12 - Enclosures
“The enclosures were a revolution of the rich against the poor” – Historian Karl Polanyi
Enclosure was when fields and and common land that had previously been worked co-operatively and accessible to everyone was privatised by statute. Common land granted right such as pasturage, turbary and estovers. This process of enclosure took place over all over the UK over quite a long period time, but its effects were considerable with over 6.8 million acres of common land being enclosed. In Cardiganshire (now Ceredigion) in 1796 the total acreage of unenclosed land was 200k, by 1873 it had shrunk to below 50k. The commons were almost sacrosanct to the Welsh. A witness to the Commons Committee in 1844 said that
“The right of cynefin or ‘sheep walk’ upon a mountain attached to a farm is of more value to a farmer than the farm itself. The people of Wales look upon the rights of common as invaluable..the first question a Welshman asks when he comes to take a farm is ‘what kind of common right can you offer’?”
Enclosure in Wales was not straightforward and officials often encountered problems such as missing maps, badly defined or nonexistent boundaries and encroachment by ‘squatting’ farmers.
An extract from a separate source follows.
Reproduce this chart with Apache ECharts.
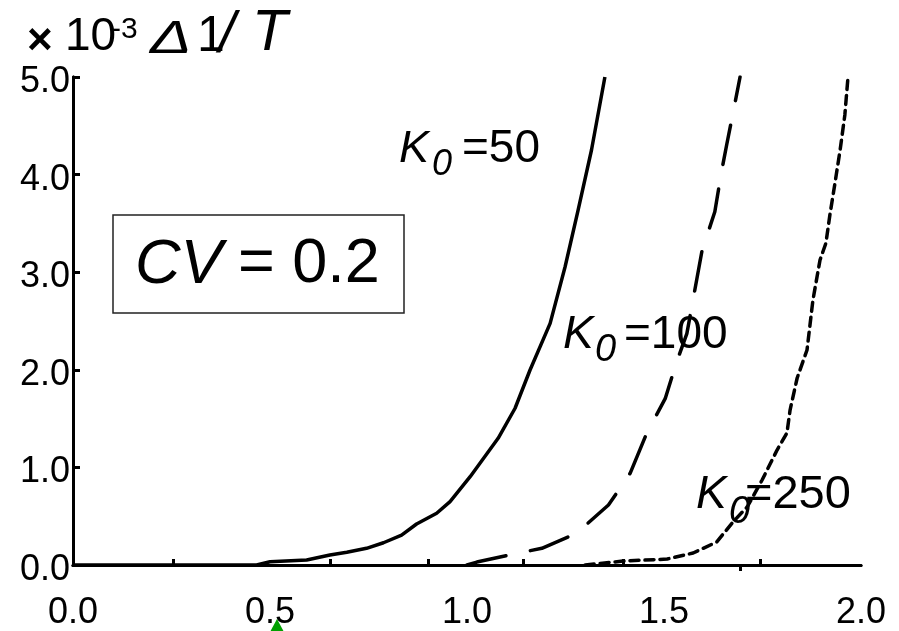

One unique attempt to ‘claim’ back common land was to build what were called tai ‘Un Nos’ (one night houses). The principle of ‘tai un nos’ dates back to a medieval law granted to shepherds and farmers and holds the premise that a house built in a single night became the freehold property of the builder. Smoke had to be coming out of the chimney by sunrise and the extent of the attached land was decided by throwing an axe from the doorway and planting a hedge along this line. This encroachment became a form of protest – you can still see the ruins of these houses to this day at places like Mynydd Bach.
Rhyfel y Sais Bach (War of the Little Englishman) 1820-1829
Mynydd Bach (near Llanrhystud). was an epicenter of the fight against the closure of common land. In 1820 an Englishman, Augustus Brackenbury purchased 850 acres of common moorland from the Enclosure Commissioners on Mynydd Bach. The local inhabitants had used the land to cut peat (turbary) since time immemorial however Blackberry wanted to use it for shooting and began fencing it off. There were the subsequent threats and the frustration of local inhabitants came to a head when he started to build a large house. One night this house was burnt to the ground. Apparently he was held over a fire and roasted until he promised to depart and never return. The men who set fire to the house were dressed as women and had blacked out faces so he was not able to prosecute anyone.
Not deterred by this he returned in 1826 and built a second ‘castle’ with a moat. Again tensions rose as he accosted a young girl for ‘traspassing’ and Brackenbury began destroying the turf stacks which the locals used for fuel. Between 600-1000 locals came together and looted the castle. This time he managed to identify some of the assailants and they were tried at the Court of Great Sessions in Cardigan. (Remember at this point that the Welsh had no rights to a trial in their own language). Here is the account:
“All the witnesses were English, but nine out of ten on the jury did not understand either the witnesses or the judge. The jury expressed a wish that the evidence of the principal witnesses should be interpreted in Welsh for them, but Sergeant Heywood objected on the ground that by law all proceedings in a court of justice should be in English. In con-sequence the prisoner, who had been clearly identified, was acquitted because the jury did not understand the evidence.”